◆ Records for the task
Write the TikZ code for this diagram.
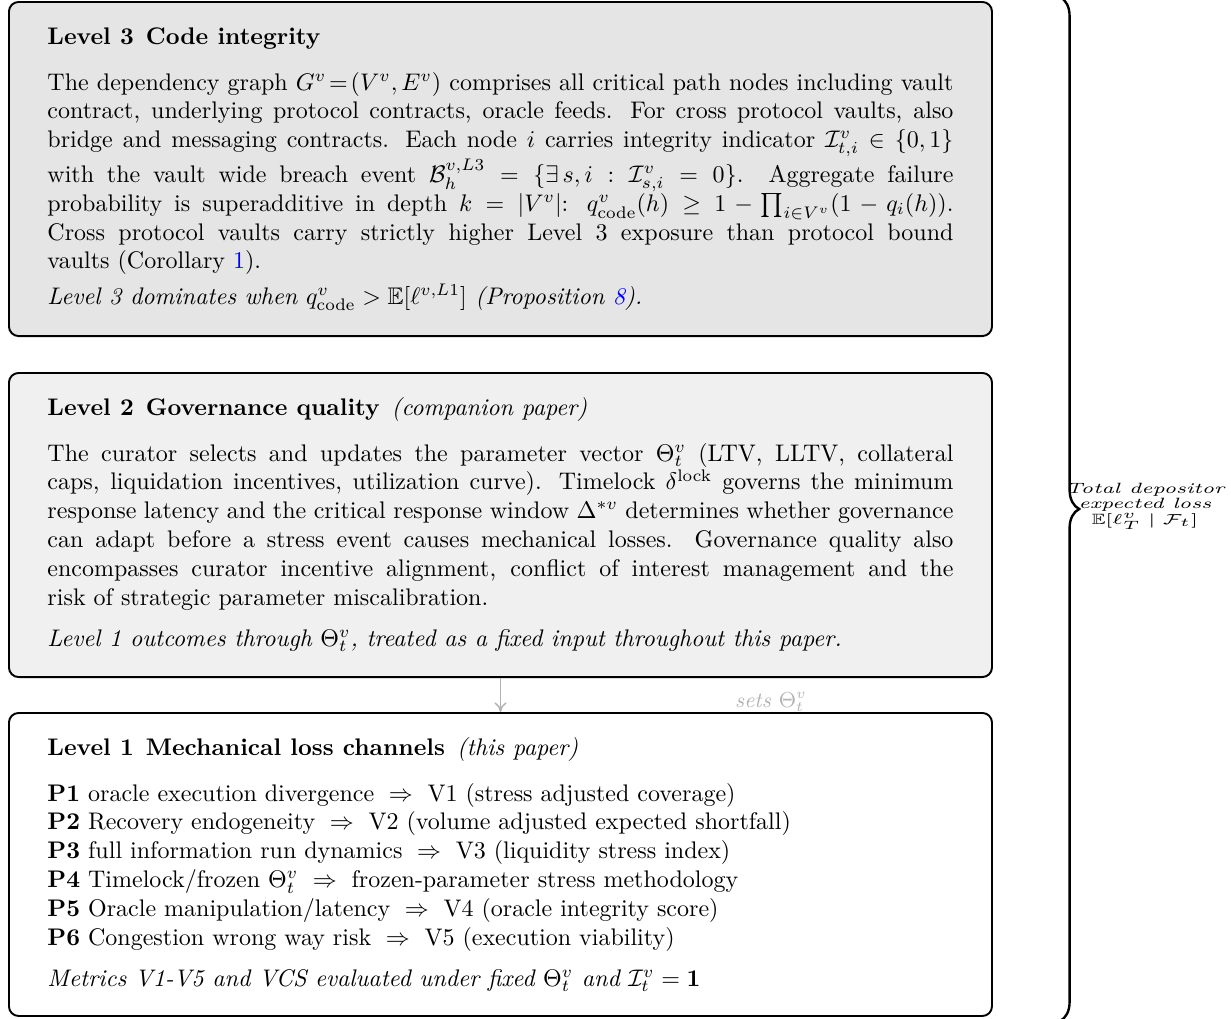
\documentclass[tikz,border=0pt]{standalone}
\usepackage{amsmath,amssymb,graphicx}
\usetikzlibrary{decorations.pathreplacing,arrows.meta}
\newcommand{\hsep}{\enspace}
\begin{document}
\begin{tikzpicture}[x=0.41667pt,y=-0.41667pt,
  box/.style={draw=black, thick, rounded corners=4pt, inner sep=0pt, anchor=north west, minimum width=409.6pt},
  head/.style={inner sep=0pt, anchor=base west},
  txt/.style={inner sep=0pt, anchor=base west, text width=377.5pt, align=justify},
  conn/.style={draw=black!30, -{To[length=4pt,width=5pt]}, line width=0.6pt},
  sets/.style={text=black!30, font=\small\itshape, inner sep=0pt},
]
\useasboundingbox (0,0) rectangle (1231,1018);
% boxes
\node[box, fill=black!10, minimum height=139.2pt] (b3) at (8,1) {};
\node[box, fill=black!6, minimum height=126.7pt] (b2) at (8,372) {};
\node[box, fill=white, minimum height=126.25pt] (b1) at (8,712) {};
% level 3
\node[head] (h3) at (47,44) {\textbf{Level 3\hsep Code integrity}};
\node[txt] (p3) at (47,90) {\lineskiplimit=-\maxdimen\relax The dependency graph $G^v\!=\!(V^v,E^v)$ comprises all critical path nodes including vault\linebreak contract, underlying protocol contracts, oracle feeds. For cross protocol vaults, also\linebreak bridge and messaging contracts. Each node $i$ carries integrity indicator $\mathcal{I}^v_{t,i}\in\{0,1\}$\linebreak with the vault wide breach event $\mathcal{B}^{v,L3}_h=\{\exists\,s,i:\mathcal{I}^v_{s,i}=0\}$. Aggregate failure\linebreak probability is superadditive in depth $k=|V^v|$: $q^v_{\mathrm{code}}(h)\ge 1-\prod_{i\in V^v}(1-q_i(h))$.\linebreak Cross protocol vaults carry strictly higher Level 3 exposure than protocol bound\linebreak vaults (Corollary \textcolor{blue}{1}).};
\node[txt] (i3) at (47,304) {\itshape Level 3 dominates when $q^v_{\mathrm{code}}>\mathbb{E}[\ell^{v,L1}]$ (Proposition \textcolor{blue}{8}).};
% level 2
\node[head] (h2) at (47,415) {\textbf{Level 2\hsep Governance quality}\hsep\textit{(companion paper)}};
\node[txt] (p2) at (47,461) {\lineskiplimit=-\maxdimen\relax The curator selects and updates the parameter vector $\Theta^v_t$ (LTV, LLTV, collateral\linebreak caps, liquidation incentives, utilization curve). Timelock $\delta^{\mathrm{lock}}$ governs the minimum\linebreak response latency and the critical response window $\Delta^{*v}$ determines whether governance\linebreak can adapt before a stress event causes mechanical losses. Governance quality also\linebreak encompasses curator incentive alignment, conflict of interest management and the\linebreak risk of strategic parameter miscalibration.};
\node[txt] (i2) at (47,646) {\itshape Level 1 outcomes through $\Theta^v_t$, treated as a fixed input throughout this paper.};
% level 1
\node[head] (h1) at (47,755) {\textbf{Level 1\hsep Mechanical loss channels}\hsep\textit{(this paper)}};
\node[txt, align=left] (p1) at (47,801) {\textbf{P1} oracle execution divergence $\;\Rightarrow\;$ V1 (stress adjusted coverage)\\
\textbf{P2} Recovery endogeneity $\;\Rightarrow\;$ V2 (volume adjusted expected shortfall)\\
\textbf{P3} full information run dynamics $\;\Rightarrow\;$ V3 (liquidity stress index)\\
\textbf{P4} Timelock/frozen $\Theta^v_t$ $\;\Rightarrow\;$ frozen-parameter stress methodology\\
\textbf{P5} Oracle manipulation/latency $\;\Rightarrow\;$ V4 (oracle integrity score)\\
\textbf{P6} Congestion wrong way risk $\;\Rightarrow\;$ V5 (execution viability)};
\node[txt] (i1) at (47,986) {\itshape Metrics V1-V5 and VCS evaluated under fixed $\Theta^v_t$ and $\mathcal{I}^v_t=\mathbf{1}$};
% connector
\draw[conn] (b2) -- (b1);
\node[sets] (st) at (771,702) {sets $\Theta^v_t$};
% brace
\coordinate (bt) at (1060,-3);
\coordinate (bb) at (1060,1021);
\draw[decorate, decoration={brace, amplitude=8pt}, line width=1pt] (bt) -- (bb);
\node[inner sep=0pt] (lbl) at (1145,506) {\fontsize{6.2}{6.4}\selectfont\itshape\scalebox{1.38}[1]{\begin{tabular}{@{}c@{}}Total depositor\\ expected loss\\ $\mathbb{E}[\ell^v_T\mid\mathcal{F}_t]$\end{tabular}}};
\end{tikzpicture}
\end{document}
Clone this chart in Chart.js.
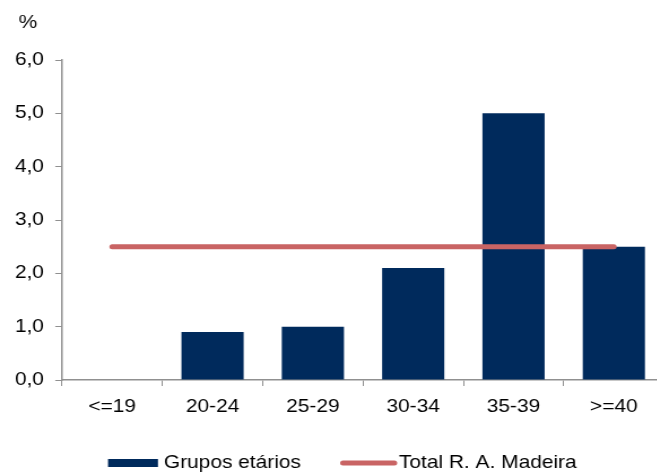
<!DOCTYPE html>
<html lang="pt">
<head>
<meta charset="UTF-8">
<title>Grupos etários</title>
<script src="https://cdn.jsdelivr.net/npm/chart.js@4/dist/chart.umd.min.js"></script>
<style>
    html, body { margin: 0; padding: 0; background: #fff; overflow: hidden; }
    #frame { width: 657px; height: 476px; overflow: hidden; position: relative; }
    /* the reference is a bit stretched in x, so draw narrower and scale */
    #wrap { position: absolute; left: 0; top: 0; width: 600px; height: 476px; transform: scaleX(1.13); transform-origin: 0 0; }
</style>
</head>
<body>
<div id="frame"><div id="wrap"><canvas id="chart"></canvas></div></div>
<script>
    const categories = ['<=19', '20-24', '25-29', '30-34', '35-39', '>=40'];
    const grupos = [null, 0.9, 1.0, 2.1, 5.0, 2.5];
    const totalMadeira = [2.5, 2.5, 2.5, 2.5, 2.5, 2.5];
    const seriesNames = ['Grupos etários', 'Total R. A. Madeira'];

    const navy = '#002a5c';
    const red = '#c96464';
    const axisGray = '#909090';
    const FONT = '"Liberation Sans", Arial, sans-serif';
    const FS = 18.5;

    Chart.defaults.font.family = FONT;
    Chart.defaults.font.size = FS;
    Chart.defaults.color = '#000';

    // % label and legend drawn by hand
    const extras = {
        id: 'extras',
        afterDraw(chart) {
            const ctx = chart.ctx;
            const y = chart.scales.y;
            ctx.save();
            ctx.font = FS + 'px ' + FONT;
            ctx.fillStyle = '#000';
            ctx.textAlign = 'center';
            ctx.textBaseline = 'middle';
            ctx.fillText('%', 24.8, y.top - 37);

            const ly = 463;
            ctx.fillStyle = navy;
            ctx.fillRect(95.6, ly - 4, 44.2, 8);
            ctx.strokeStyle = red;
            ctx.lineWidth = 5;
            ctx.lineCap = 'round';
            ctx.beginPath();
            ctx.moveTo(303.5, ly);
            ctx.lineTo(349, ly);
            ctx.stroke();
            ctx.fillStyle = '#000';
            ctx.textAlign = 'left';
            ctx.fillText(seriesNames[0], 145, ly);
            ctx.fillText(seriesNames[1], 353, ly);
            ctx.restore();
        }
    };

    new Chart(document.getElementById('chart'), {
        data: {
            labels: categories,
            datasets: [
                {
                    type: 'line',
                    label: seriesNames[1],
                    data: totalMadeira,
                    borderColor: red,
                    borderWidth: 5,
                    borderCapStyle: 'round',
                    pointRadius: 0,
                    fill: false,
                    order: 1
                },
                {
                    type: 'bar',
                    label: seriesNames[0],
                    data: grupos,
                    backgroundColor: navy,
                    barPercentage: 0.62,
                    categoryPercentage: 1.0,
                    order: 2
                }
            ]
        },
        options: {
            responsive: true,
            maintainAspectRatio: false,
            animation: false,
            layout: { padding: { top: 60, right: 12.4, bottom: 58, left: 0 } },
            plugins: {
                legend: { display: false },
                tooltip: { enabled: false }
            },
            scales: {
                x: {
                    grid: { drawOnChartArea: false, drawTicks: true, tickLength: 6, color: axisGray, offset: true },
                    border: { color: axisGray, width: 1.5 },
                    ticks: { padding: 10, maxRotation: 0, autoSkip: false },
                    afterFit(s) { s.height = 38; }
                },
                y: {
                    min: 0,
                    max: 6,
                    grid: { drawOnChartArea: false, drawTicks: true, tickLength: 6, color: axisGray },
                    border: { color: axisGray, width: 1.5 },
                    ticks: {
                        stepSize: 1,
                        padding: 10,
                        callback: v => v.toFixed(1).replace('.', ',')
                    },
                    afterFit(s) { s.width = 54.9; }
                }
            }
        },
        plugins: [extras]
    });
</script>
</body>
</html>
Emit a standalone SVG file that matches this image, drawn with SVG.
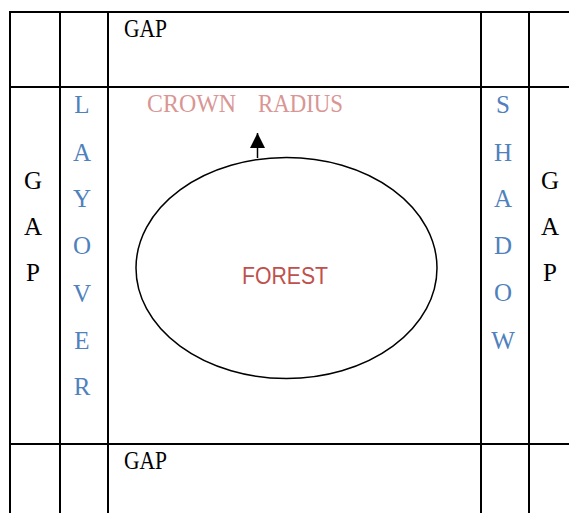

◆ Problem to work on
Your job is to reproduce the lines from the one with "Clone this chart in Chart.js." through the one with "ctx.fillText('%', 24.8, y.top", both kept, exactly as they are. Leave out the pictures.

◆ Exercise response
Clone this chart in Chart.js.
<!DOCTYPE html>
<html lang="pt">
<head>
<meta charset="UTF-8">
<title>Grupos etários</title>
<script src="https://cdn.jsdelivr.net/npm/chart.js@4/dist/chart.umd.min.js"></script>
<style>
    html, body { margin: 0; padding: 0; background: #fff; overflow: hidden; }
    #frame { width: 657px; height: 476px; overflow: hidden; position: relative; }
    /* the reference is a bit stretched in x, so draw narrower and scale */
    #wrap { position: absolute; left: 0; top: 0; width: 600px; height: 476px; transform: scaleX(1.13); transform-origin: 0 0; }
</style>
</head>
<body>
<div id="frame"><div id="wrap"><canvas id="chart"></canvas></div></div>
<script>
    const categories = ['<=19', '20-24', '25-29', '30-34', '35-39', '>=40'];
    const grupos = [null, 0.9, 1.0, 2.1, 5.0, 2.5];
    const totalMadeira = [2.5, 2.5, 2.5, 2.5, 2.5, 2.5];
    const seriesNames = ['Grupos etários', 'Total R. A. Madeira'];

    const navy = '#002a5c';
    const red = '#c96464';
    const axisGray = '#909090';
    const FONT = '"Liberation Sans", Arial, sans-serif';
    const FS = 18.5;

    Chart.defaults.font.family = FONT;
    Chart.defaults.font.size = FS;
    Chart.defaults.color = '#000';

    // % label and legend drawn by hand
    const extras = {
        id: 'extras',
        afterDraw(chart) {
            const ctx = chart.ctx;
            const y = chart.scales.y;
            ctx.save();
            ctx.font = FS + 'px ' + FONT;
            ctx.fillStyle = '#000';
            ctx.textAlign = 'center';
            ctx.textBaseline = 'middle';
            ctx.fillText('%', 24.8, y.top - 37);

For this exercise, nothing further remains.